Upon the announcement of women being cast on the 18th season of The Ultimate Fighter, fans and media alike held their collective breaths as they waited to see what kind of talent would join the roster in the inaugural season for women.
When the cast (now narrowed down to eight upon the airing of the first episode Wednesday night) was revealed, a host of top-shelf women’s talent highlighted the first episode.
Such names as Roxanne Modafferi (15-10) and Shayna Baszler (15-8) made the official roster while others such as Tara LaRosa (21-3) and Tonya Evinger (11-6) fell just short of making it in to the TUF house, all pioneers in a blossoming sect of this sport. Also making the list are former professional boxer Jessica Rakoczy (33-3 as a boxer) and prospects Peggy Morgan, Sarah Moras and Raquel Pennington, just to name a few.
Several viewers of Wednesday’s TUF premiere noted this talent as being somewhat misplaced on a show that for the past few years, has been stuck in a ratings rut as it churns out gatekeepers for their respective divisions. In fact, a champion hasn’t come from an Ultimate Fighter winner since the extremely unlikely Matt Serra took the title from current welterweight champion, Georges St-Pierre back in 2007 at the age of 32, coming off of the fourth season.
Since then, only one TUF winner has even challenged for a title as John Dodson took part in a losing effort against Demetrious Johnson in the ultra thin UFC flyweight division that houses a mere 18 fighters.
Before Dodson, the last winner to challenge a champion was season five winner, Nate Diaz, who was routed by Benson Henderson last December. When we look in the opposite direction, the early days of The Ultimate Fighter, we see a much different picture. Before (and including) Nate Diaz from season 5, seven men have been granted title shots, three of which won the belt.
That is the difference between the early days of the formerly popular reality show and now. Back when the UFC was an upstart promotion and MMA still somewhat taboo in this country, The Ultimate Fighter was the perfect gateway to make a living as the best fighters outside the UFC flocked to tryouts for what seemed like a fast track to the big stage, at least for men.
Now, if a male fighter wishes to test his mettle inside the Octagon, he can choose to fight in smaller promotions, as he hopes to string together enough wins to get the call from Joe Silva. Bellator MMA, World Series of Fighting, and the cavalcade of promotions that broadcast on AXS TV are all viable options to fight for within the states, make some money, and put together professional wins. With this option, a fighter doesn’t have to sit in a house for seven weeks with people that he may not get along with, training with a staff that is not his own, just to get to the finals after winning amateur fights that, if you’re not Uriah Hall or Kimbo Slice, will not be remembered.
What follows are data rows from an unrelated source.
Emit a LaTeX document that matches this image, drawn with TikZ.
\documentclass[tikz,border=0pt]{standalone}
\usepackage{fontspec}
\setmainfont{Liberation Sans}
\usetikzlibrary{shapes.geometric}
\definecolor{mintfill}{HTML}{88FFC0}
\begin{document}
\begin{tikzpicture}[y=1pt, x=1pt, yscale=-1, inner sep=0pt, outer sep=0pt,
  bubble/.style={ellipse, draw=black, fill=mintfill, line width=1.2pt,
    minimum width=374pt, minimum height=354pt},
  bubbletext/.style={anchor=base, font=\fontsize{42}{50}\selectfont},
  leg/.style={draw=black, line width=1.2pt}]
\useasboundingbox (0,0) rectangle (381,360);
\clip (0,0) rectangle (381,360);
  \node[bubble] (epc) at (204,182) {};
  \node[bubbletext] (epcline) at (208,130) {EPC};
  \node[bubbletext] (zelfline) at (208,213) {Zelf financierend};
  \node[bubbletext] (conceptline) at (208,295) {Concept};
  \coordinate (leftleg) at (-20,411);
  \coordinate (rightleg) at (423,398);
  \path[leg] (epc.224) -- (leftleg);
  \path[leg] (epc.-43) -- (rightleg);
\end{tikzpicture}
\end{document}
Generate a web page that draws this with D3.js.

When it comes to women on The Ultimate Fighter don’t look at them as fighters who are well past their primes, simply seeking a spot on the UFC roster to hopelessly struggle for a glimpse of relevance. Instead imagine that these woman are fighting in their own version of the first Ultimate Fighter series, looking to make their own history not as a continuation of a series that has been around since 2005, but rather a birth of a new avenue that has just been put in place, one with a very bright light at the end of it.
These woman have never had the opportunity at something like this as they break through their own glass ceiling in an effort to not ‘reinvent’ their careers but instead to invent them, using the UFC as their platform. Besides the recent Strikeforce imports, where would a woman go to make a respectable income participating in a sport that must consume your life if you ever plan on succeeding in it?
Take a look at even the most famous of women’s fighter’s records and you will see a trend of female fighters rarely fighting for one organization for more than two bouts as they bounce around looking for a place to settle where their skills are sought after by promoters and where the appeal for a women’s fight is based on raw talent, not as a niche fight that rounds out a card.
Invicta FC has only been around since April of 2012, and while it is making great strides in the world of women’s MMA (WMMA), it still sits as the number two promotion for top-tier fighters in the world even with its impressive list of talent.
The UFC, itself, just accepted woman in to their ranks this year while smaller promotions offered little in the way of a lifestyle choice for prospective fighters. Luckily for those on the UFC roster now, Strikeforce created a healthy environment in which woman could thrive and as Strikeforce grew, as did the profile for WMMA until they were bought by UFC parent company Zuffa, and the rest is history.
Basically, if you can’t get behind this season of The Ultimate Fighter because of a tired format and the rare likelihood of a winner’s future success outside the parameters of the show, try to take a different approach. Instead, watch this season for the woman whose success not just in the UFC but in this sport, hinges on their success on this season with a title shot for the winner not necessarily outside the realm of possibilities. The season will wrap up just a few weeks before the coaches face off in a title fight scheduled for December and with the level of competition on the show, a title shot becomes all the more believable.
Ronda Rousey and Meisha Tate 2 takes place in the co-main event of UFC 168 on December 28th at the MGM Grand Garden Arena in Las Vegas, Nevada.
The Ultimate Fighter airs every Wednesday at 10 p.m. ET/7 p.m. PT on Fox Sports 1.